There are two items that are never included: pork, for children whose families avoid the meat for religious reasons; and nuts, because of allergies.

Seeley said what started out as a pilot program five years ago, serving 300 meals a day, has grown exponentially. For the 2016-17 school year, CAP’s central kitchen is gearing up to make and deliver nearly 5,000 meals, each one costing between $1.50 to $2.50 per child.

“We are scrambling to meet demand,” said Seeley, who said after five years, the kitchen is nearing its 6,000-meal capacity. “No one else is really offering such high-quality meals.”

But as parents become more interested in the food they serve their children, better school lunches are in high demand. It’s one of the reasons Seeley has been asked to speak about the program at national conferences and he regularly gives tours of the facility to interested groups in Utah and out of state.

CAP’s healthy meals program also has turned into a social enterprise. Last year, day care centers, preschools and charter schools around the Salt Lake Valley contracted with CAP for school meals, generating $120,000, which helps support all of the Utah Community Action’s programming, said communication manager Haley Eckels.


Keeping with Utah, according to the Tribune, the road around Salt Lake City International Airport is expected to change substantially, as the airport undertakes a $2.6 billion airport rebuild project. The biggest immediate changes are the new detours and traffic patterns that will go into place starting tomorrow, August 24, and September 7. You can see a map above, courtesy of the Tribune. From the Tribune:

The roadways will take a sharp turn south near the edge of the current parking garage and will loop around near some recently completed projects that house rental-car service facilities.

The new roadways are scheduled to be in place until 2020, when a new elevated roadway is expected to be completed.

“This is an exciting time for the airport rebuild project,” said Maureen Riley, executive director of the airport. “We appreciate everyone’s patience as the construction become more visible and the roadways will shift.”

The airport reminds drivers that parking and waiting is not allowed at curbs to help ensure a smoother traffic flow, but the airport has a special park-and-wait lot. The airport also notes that the Utah Transit Authority’s Green Line TRAX is an alternative to avoid the road detours.

Finally, keeping with air transportation news, according to the Denver Post, Frontier Airlines is reportedly on the look for new accountants, initiating a hiring spree that has some industry experts saying the company is looking to go public. We previously reported that Frontier was in IPO talks but nothing came of it. However, for some, the shift is inevitable. From the Post:

Frontier spokesman Jim Faulkner declined to comment on ongoing reports that the company was planning an initial public offering and whether the new hires might be related to that.

But Michael Boyd, an aviation industry consultant based in Evergreen, said it makes sense for Frontier to pursue an IPO — even if the company isn’t quite ready to go public about going public.

“They are light, and they are flexible. If a market doesn’t work, they go somewhere else.
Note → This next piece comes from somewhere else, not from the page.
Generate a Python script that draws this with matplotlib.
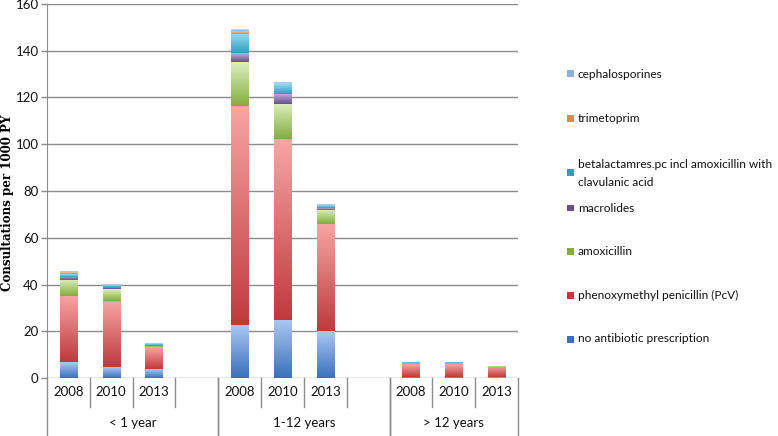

The story sells for me and it should sell on Wall Street,” Boyd said.

Bloomberg reported in early March that Indigo Partners, the private equity firm that owns Frontier, had hired Barclays, Deutsche Bank and J.P. Morgan Chase in connection with an initial public offering.

The job postings provide additional clues. The senior corporate accountant posting requires someone with expertise in “document accounting processes in accordance with Sarbanes-Oxley Act of 2002.”

Although some provisions of SOX apply to private companies, most of its financial reporting rules apply specifically to public companies.